Towards the end of lap six I spotted my partner Mandy sat on a bench pointing a camera at me. Suddenly the weight of my disappointment lifted and I started a sprint to where she was sitting, took a few seconds with her on the bench and then trotted on the 200 metres or so to the finish area. I arrived there chatting with another runner who at that point happened to say hello to the very talented marathon runner Steve Edwards who had, of course, long finished. We had a quick few words with him during the course of which he confirmed that he had found it tough in the heat and how much harder than usual he'd had to work. Now I know endurance running is tough in the heat from my own experience, but to hear someone of that stature state it at that time completely altered my mental state. Freed of the self-doubt and having made a firm decision about an afternoon 'dns' I started my final lap a changed man. I reeled off my two fastest miles of the race with surprising ease and came home in 5:07:43.
Most people I spoke with who were entered for all three of the weekend's events had decided it was too hot for the ultra and were going to sit it out. Others were going to start and see how the first lap went. I found this reassuring and it was with huge respect for those who had just completed the marathon that I watched the start of the ultra. To go back out running that same lap in the afternoon heat showed mental and physical resolve that was beyond my capability at that juncture.
Back at the hotel soaking in the bath I planned my strategy for the following day. I had no idea how a second marathon in two days would affect me but I was expecting the legs to find it tougher than usual for the final third of the race. I felt that thinking in terms of laps left to run had been the wrong idea, it had felt overwhelming and that to break it up into smaller chunks would seem less daunting, accordingly I resolved to go with a run two miles/walk one mile approach and see how far into the 26.2 that got me.
I was pleased with how my legs felt on the Sunday morning and switching shoes from my usual Mizunos to the extra padding of Hokas felt good. My 2:1 run/walk strategy felt fine and I was happy to let the majority of the field disappear ahead during my third mile. This approach felt easy through the first 15 miles, by which time I had started to pass fellow runners fairly regularly. The three mile phases through to 18 miles and then 21 miles, however, started to feel increasingly difficult and I became very aware of the oppressive heat which, if anything, was more intense than the previous day. From that point I jogged and then walked alternate miles and was able to finish comfortably ahead of the previous day's time in 4:53:54.

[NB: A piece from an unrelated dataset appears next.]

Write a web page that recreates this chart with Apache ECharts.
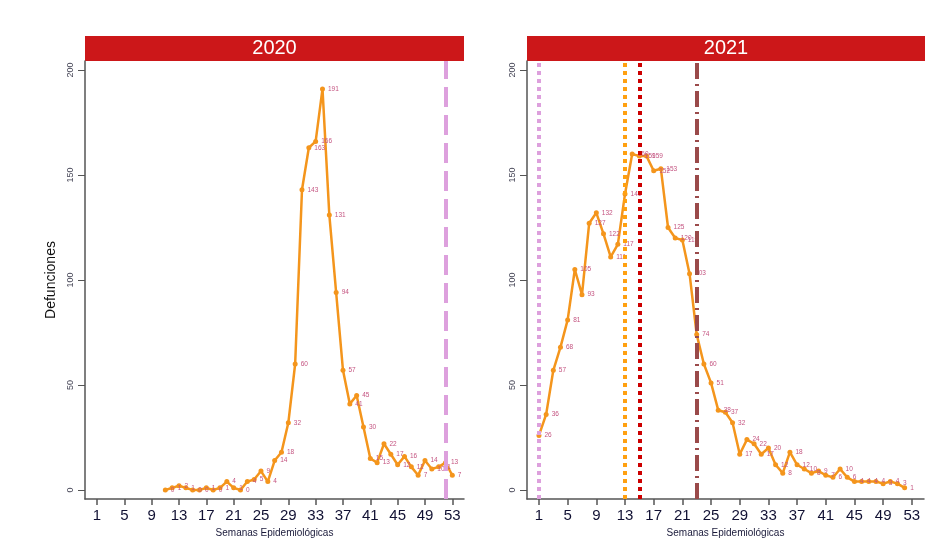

So there you have it: double and quit. My first double successfully negotiated but slightly marred by the fact that I quit the ultra, failing even to have the mental toughness to start and see how it went. Yes, there was the heat and the fact that I'd never attempted a double before but six impressive and brave individuals overcame the conditions to complete all three events and that took more than I was able to give at that point.
I learned that I am able to get through a double without completely knackering myself and reminded myself that breaking a marathon up into small chunks focuses me more effectively than allowing the enormity of the task to overwhelm any positivity. The most important lesson, however, was that taught by the actions of the six who completed all of the events. I was scared, I think, in the final analysis. Not so much that I might fail, but that I might break myself in some way. Those six ignored all such misgivings and had the guts and tenacity to achieve something for which they have my complete admiration.